Simply place your heels on a calf block and drop your feet for a stretch. Rise up (dorsi flex) on your heels while trying to point your toes to the ceiling above. No weight will be needed for this movement as you may find that this area may be a newly discovered weak point. Try not to rock back and forth – keep the form strict and feel the burn!
Just a quick recap:
-Moderate to low volume
-Form and technique
10 Week Bad Ass Calf Onslaught
Before We Begin:
1. Perform 1 or 2 warm-up sets of 15-20 reps on the first movement.
2. Rest only 30 to 45 seconds in between sets (utilize a watch if needed).
3. Do different calf moves each session.
Clean up your current routine. You will not do any extra work this week, simply work on form and technique and reduce weight if necessary on whatever you are presently doing. Feel the muscle stretch and contract and get that sought-after full range of motion.
Weeks 2 and 3:
Increase frequency to twice per week. Pick two moves and perform four sets each, 10-15 reps with three days in between sessions.
Weeks 4 and 5:
Increase frequency to three times per week. Pick two moves and perform three sets of one and two sets of another, 10-15 reps with one day of rest in between each session.
Weeks 6 and 7:
Increase frequency to four times per week. Pick two moves of two sets each, 10-15 reps with two days on, one off and two days on. (For example: Monday, Tuesday, Thursday, Friday).
Weeks 8 and 9:
Increase frequency to five times per week. Pick one move for three sets, 10-15 reps any five days of the week.

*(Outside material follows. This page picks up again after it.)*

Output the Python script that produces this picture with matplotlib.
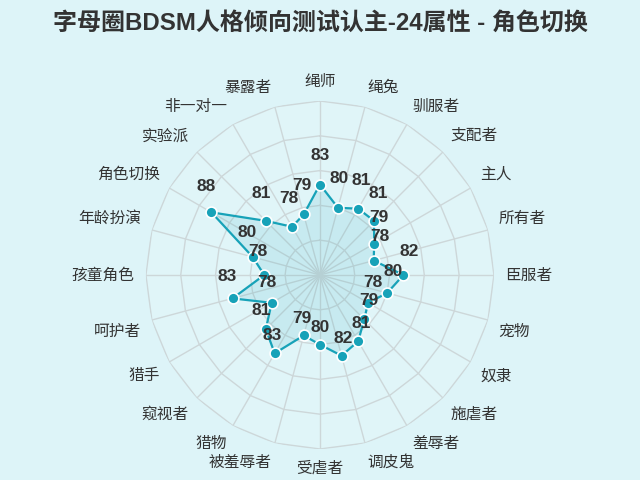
import numpy as np
import matplotlib
matplotlib.use("Agg")
import matplotlib.pyplot as plt

plt.rcParams['font.family'] = ['Noto Sans CJK SC', 'DejaVu Sans']

title = "字母圈BDSM人格倾向测试认主-24属性 - 角色切换"
categories = ["绳师", "绳兔", "驯服者", "支配者", "主人", "所有者", "臣服者", "宠物",
              "奴隶", "施虐者", "羞辱者", "调皮鬼", "受虐者", "被羞辱者", "猎物", "窥视者",
              "猎手", "呵护者", "孩童角色", "年龄扮演", "角色切换", "实验派", "非一对一", "暴露者"]
values = [83, 80, 81, 81, 79, 78, 82, 80,
          78, 79, 81, 82, 80, 79, 83, 81,
          78, 83, 78, 80, 88, 81, 78, 79]
r_min, r_max = 70, 95
ring_levels = [75, 80, 85, 90, 95]

bg = '#ddf4f8'
teal = '#17a2b8'
text_col = '#333333'
grid_col = '#cdd7d9'

fig = plt.figure(figsize=(6.4, 4.8), dpi=100, facecolor=bg)
ax = fig.add_axes([0.228, 0.0646, 0.54375, 0.725], projection='polar', facecolor='none')
ax.set_theta_zero_location('N')
ax.set_theta_direction(-1)
ax.set_ylim(r_min, r_max)
ax.grid(False)
ax.spines['polar'].set_visible(False)
ax.set_xticks([])
ax.set_yticks([])

n = len(categories)
theta = np.arange(n) * 2 * np.pi / n
theta_c = np.append(theta, theta[0])

# subtle lighter area inside outer ring
ax.fill(theta_c, [r_max] * (n + 1), color='white', alpha=0.1, lw=0, zorder=0)

# polygon rings
for lv in ring_levels:
    ax.plot(theta_c, [lv] * (n + 1), color=grid_col, lw=1, zorder=1)
# spokes
for t in theta:
    ax.plot([t, t], [r_min, r_max], color=grid_col, lw=1, zorder=1)

vals_c = np.append(values, values[0])
ax.fill(theta_c, vals_c, color=teal, alpha=0.12, lw=0, zorder=2)
ax.plot(theta_c, vals_c, color=teal, lw=1.6, zorder=3)
ax.plot(theta, values, 'o', ms=7.8, mfc=teal, mec='white', mew=1.2, zorder=4, clip_on=False)

# value labels
for t, v in zip(theta, values):
    dx = 6 * np.sin(t)
    dy = 6 * np.cos(t) + 23
    ax.annotate(str(v), xy=(t, v), xytext=(dx, dy), textcoords='offset pixels',
                ha='center', va='center', fontsize=12.5, fontweight='bold',
                color=text_col, family=['Liberation Sans', 'DejaVu Sans'], zorder=5)

# category labels
R_lab = r_min + (r_max - r_min) * 185 / 174
for t, c in zip(theta, categories):
    s = np.sin(t)
    co = np.cos(t)
    if abs(s) < 1e-6:
        ha = 'center'
    elif s > 0:
        ha = 'left'
    else:
        ha = 'right'
    if co > 1e-6:
        va = 'bottom'
    elif co < -1e-6:
        va = 'top'
    else:
        va = 'center'
    ax.text(t, R_lab, c, ha=ha, va=va, fontsize=11.3, color=text_col, clip_on=False)

fig.text(0.5, 0.951, title, ha='center', va='center', fontsize=17.3, fontweight='bold',
         color=text_col, family=['Liberation Sans', 'Noto Sans CJK SC'])

fig.savefig('out.png', dpi=100, facecolor=bg)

Back-off week. Perform two sets each day twice per week, 10 reps – just short of failure. This week is mainly to pump blood into the area and help to play catch-up with recovery.
The other factor to play around with is rep schemes. For the next 10 weeks try either 20 rep sets or 8 rep sets. As long as you are switching up the moves every day, utilizing good form, varying reps and tapping into intensity for these few sets, you will be well on your way to some pretty bad ass calves.